Vergessen Sie Gordon Gecko. Und "Wall Street". Wenn Ihnen etwas am Kino liegt und an dem, was einst über uns in den Geschichtsbüchern zu lesen stehen wird: Schauen Sie sich "The Big Short" an! Danach werden Sie stinkwütend sein, aber auch prächtig unterhalten. Klüger, aber auch mächtig euphorisiert. Und achten Sie auf die Blondine in der Badewanne. Sollte ja nicht so schwer sein.

Bis ins letzte, verdammte Detail hat Regisseur Adam McKay ("Anchorman") in dieser kerosinpumpenden Finanzthrillerkomödie alles richtig gemacht: Wenn Margot Robbie ("Wolf of Wall Street") Subprime-Kredite und Leerverkäufe erklärt, während sie im Schaumbad Champagner schlürft; wenn Selena Gomez am Spieltisch in Las Vegas über forderungsbesicherte Wertpapiere spricht oder der Starkoch Anthony Bourdain diese am Beispiel von teuer verkauftem alten Fisch veranschaulicht, hört und vor allem versteht auch der Letzte, wie dummdreist Banken und Rating-Agenturen Menschen um ihr Geld, ihre Rente, ihr Zuhause betrogen haben. Voilà Finanzkrise 2008! Und man sitzt da, kindlich staunend, erwachsen schockiert, und die innere Stimme fragt, wo die nächste Heugabel liegt.

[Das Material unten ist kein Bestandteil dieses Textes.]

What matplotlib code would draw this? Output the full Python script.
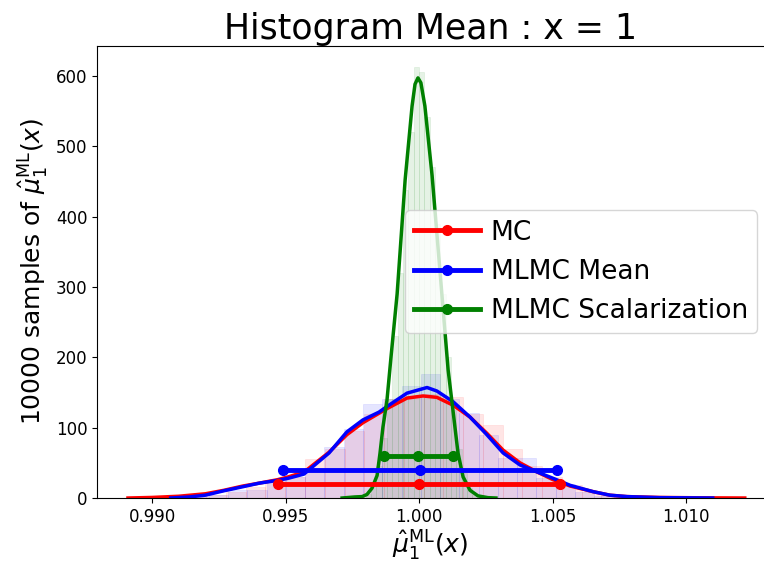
import matplotlib
matplotlib.use("Agg")
import matplotlib.pyplot as plt
import numpy as np

# histogram bar heights (density)
mc_bin_start, mc_bin_width = 0.99055, 0.00074
mc_hist = [1, 2, 4, 8, 15, 25, 30, 55, 70, 95, 120, 140, 145, 148, 144, 120,
           104, 70, 45, 30, 18, 8, 3, 1, 0.5]

mlmc_bin_start, mlmc_bin_width = 0.99068, 0.000722
mlmc_hist = [1, 2, 4, 11, 11, 26, 30, 40, 73, 98, 134, 140, 159, 176, 140, 121,
             90, 57, 57, 28, 20, 8, 3, 1]

scal_bin_start, scal_bin_width = 0.9980, 0.0002
scal_hist = [5, 20, 45, 85, 140, 230, 320, 438, 520, 613, 606, 542, 471, 390,
             290, 200, 125, 70, 35, 14, 4]

# kde curves
mc_kde_x = [0.98910, 0.99000, 0.99100, 0.99200, 0.99270, 0.99340, 0.99400, 0.99470,
            0.99510, 0.99570, 0.99663, 0.99730, 0.99790, 0.99880, 0.99955, 1.00015,
            1.00067, 1.00127, 1.00191, 1.00254, 1.00315, 1.00378, 1.00442, 1.00502,
            1.00566, 1.00652, 1.00715, 1.00779, 1.00900, 1.01050, 1.01220]
mc_kde_y = [0, 0.8, 2.5, 6, 11, 17, 21, 26, 30, 37, 65, 90, 107, 127, 142, 145,
            143, 132, 115, 92, 68, 50, 37, 26, 17, 9, 4, 2, 0.8, 0.3, 0]

mlmc_kde_x = [0.99070, 0.99140, 0.99200, 0.99266, 0.99340, 0.99400, 0.99470, 0.99510,
              0.99569, 0.99663, 0.99730, 0.99790, 0.99850, 0.99880, 0.99955, 1.00030,
              1.00067, 1.00127, 1.00191, 1.00254, 1.00315, 1.00378, 1.00442, 1.00502,
              1.00566, 1.00652, 1.00715, 1.00779, 1.00900, 1.01100]
mlmc_kde_y = [0, 1.5, 4, 10, 16, 21, 25, 28, 34, 64, 94, 111, 122, 130, 149, 157,
              152, 137, 115, 90, 64, 47, 37, 28, 18, 9, 4, 2, 0.5, 0]

scal_kde_x = [0.99712, 0.99760, 0.99787, 0.99805, 0.99824, 0.99843, 0.99854, 0.99865,
              0.99880, 0.99895, 0.99918, 0.99948, 0.99974, 0.99985, 0.99996, 1.00007,
              1.00022, 1.00049, 1.00079, 1.00109, 1.00127, 1.00146, 1.00165, 1.00191,
              1.00221, 1.00258, 1.00288]
scal_kde_y = [0, 1.5, 2, 5, 14, 32, 64, 101, 139, 200, 290, 452, 557, 588, 597, 590,
              557, 458, 320, 182, 125, 64, 30, 11, 3, 0.5, 0]

# mean and spread markers
labels = ['MC', 'MLMC Mean', 'MLMC Scalarization']
colors = ['red', 'blue', 'green']
means = [1.00000, 1.00004, 0.99998]
spreads = [0.00528, 0.00513, 0.00129]
levels = [20, 40, 60]

fig = plt.figure(figsize=(7.64, 5.67), dpi=100)
ax = fig.add_axes([97 / 764, 69 / 567, 667 / 764, 452.5 / 567])

hists = [(mc_bin_start, mc_bin_width, mc_hist),
         (mlmc_bin_start, mlmc_bin_width, mlmc_hist),
         (scal_bin_start, scal_bin_width, scal_hist)]
for (start, width, heights), c in zip(hists, colors):
    lefts = start + width * np.arange(len(heights))
    ax.bar(lefts, heights, width=width, align='edge', color=c, alpha=0.1,
           edgecolor=c, linewidth=0.5)

kdes = [(mc_kde_x, mc_kde_y), (mlmc_kde_x, mlmc_kde_y), (scal_kde_x, scal_kde_y)]
for (kx, ky), c in zip(kdes, colors):
    ax.plot(kx, ky, color=c, lw=2.5)

for m, s, lv, c, lab in zip(means, spreads, levels, colors, labels):
    ax.plot([m - s, m, m + s], [lv, lv, lv], color=c, lw=3.5, marker='o',
            markersize=7, label=lab)

ax.set_xlim(0.98794, 1.01292)
ax.set_ylim(0, 643)
ax.set_xticks([0.990, 0.995, 1.000, 1.005, 1.010])
ax.set_xticklabels(['0.990', '0.995', '1.000', '1.005', '1.010'])
ax.set_yticks([0, 100, 200, 300, 400, 500, 600])
ax.tick_params(labelsize=12)
ax.spines['right'].set_visible(False)

ax.set_title('Histogram Mean : x = 1', fontsize=25, pad=5)
ax.set_xlabel(r'$\hat{\mu}_1^{\mathrm{ML}}(x)$', fontsize=18, labelpad=2)
ax.set_ylabel(r'10000 samples of $\hat{\mu}_1^{\mathrm{ML}}(x)$', fontsize=18)
ax.legend(loc='center right', bbox_to_anchor=(0.99, 0.5), fontsize=19,
          handlelength=2.5, handletextpad=0.4, borderpad=0.35, borderaxespad=0)

fig.savefig('out.png', dpi=100)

Brad Pitt, Ryan Gosling und das ganz große Geld
Die vierte Wand ist abgeschafft, wenn ein schmieriger Ryan Gosling durch den Film führt, um den Zuschauer immer wieder auf Wahrheiten zu stoßen, hinter die Kulissen gucken zu lassen und mit amüsantem Zynismus über unsere selbstverschuldete Unwissenheit zu lachen. Aber das ist nur die Kirsche auf dieser Torte, die mit folgenden Zutaten gebacken wird:
Eine Gruppe von Geeks und Outsidern wittert die Finanzkrise schon Jahre vorher - und versucht, Profit daraus zu schlagen. Das sind: ein offensichtlich autistisches Zahlengenie (Christian Bale), das als erstes im Zahlenmeer der Globalisierung auf Unstimmigkeiten stößt, ein Hedge-Fonds-Manager, der eh schon meint, dass die Welt ein korrupter Haufen Dreck ist (Steve Carell) und ein zwielichtiger Händler von der Deutschen Bank (Ryan Gosling). Später kommen noch zwei grüne Jungs dazu, die von einem ehemaligen, mittlerweile paranoiden Star-Broker (Brad Pitt) unterstützt werden.
Um deren Geschichte zu erzählen, rast "The Big Short" wie eine irre Achterbahn durch die letzten Jahrzehnte, zeigt, wo der Profit und die Gier herkommen, wie die Menschen auf das "leichte Geld" hereingefallen sind, und wie das Fundament, auf dem der ganze Markt sich türmt, zunehmend in die Brüche geht, was aber niemanden zu interessieren scheint. Sind zu viele Scheine davor. Großartige Szene: die fast-blinde Chefin der Rating-Agentur.
Zynismus vs Gewissen
Carells Fondsmanager ist so verbittert, dass er den Zynismus bereits hinter sich hat. Er und Pitts ausgestiegener Öko-Realist sorgen dafür, dass der Film nicht völlig in eine bitterböse Farce abrutscht. Auch wenn es durchaus angemessen scheint. Sie sind unser Gewissen, das sich immer wieder meldet, wenn der zugekokste Ritt auf der Gier-Welle zu lange dauert. Denn das hat dieser Film, ein Gewissen.
Das friedliche Miteinander in unserer Gesellschaft basiert auf Vertrauen: Vertrauen darauf, dass mein Nachbar mir nicht den Kopf einschlägt, Vertrauen darauf, dass die Milchpreise schon stimmen werden, Vertrauen darauf, dass der Arzt mich heilen und nicht mit mir reich werden will, Vertrauen darauf, dass mein hart verdientes Geld auf der sicheren Bank liegt. Ja, es gibt Regeln und Gesetze, aber die hätten ohne Grundvertrauen keine große Wirkung. Ohne unser Grundvertrauen wäre das Leben in unserer Gesellschaft Barbarei. Ohne dieses Gefühl der Solidarität, dass wir alle im selben Boot sitzen, wäre es eine Hölle des Jeder-ist-sich-selbst-der-Nächste. In der hat alles und jeder keinen anderen Wert als seine Effizienz. Manche nennen das Turbokapitalismus. "The Big Short" hat die Eier, es menschenfeindlichen Dreck zu nennen. Interessanterweise Dreck nach dem sich viele offensichtlich sehnen.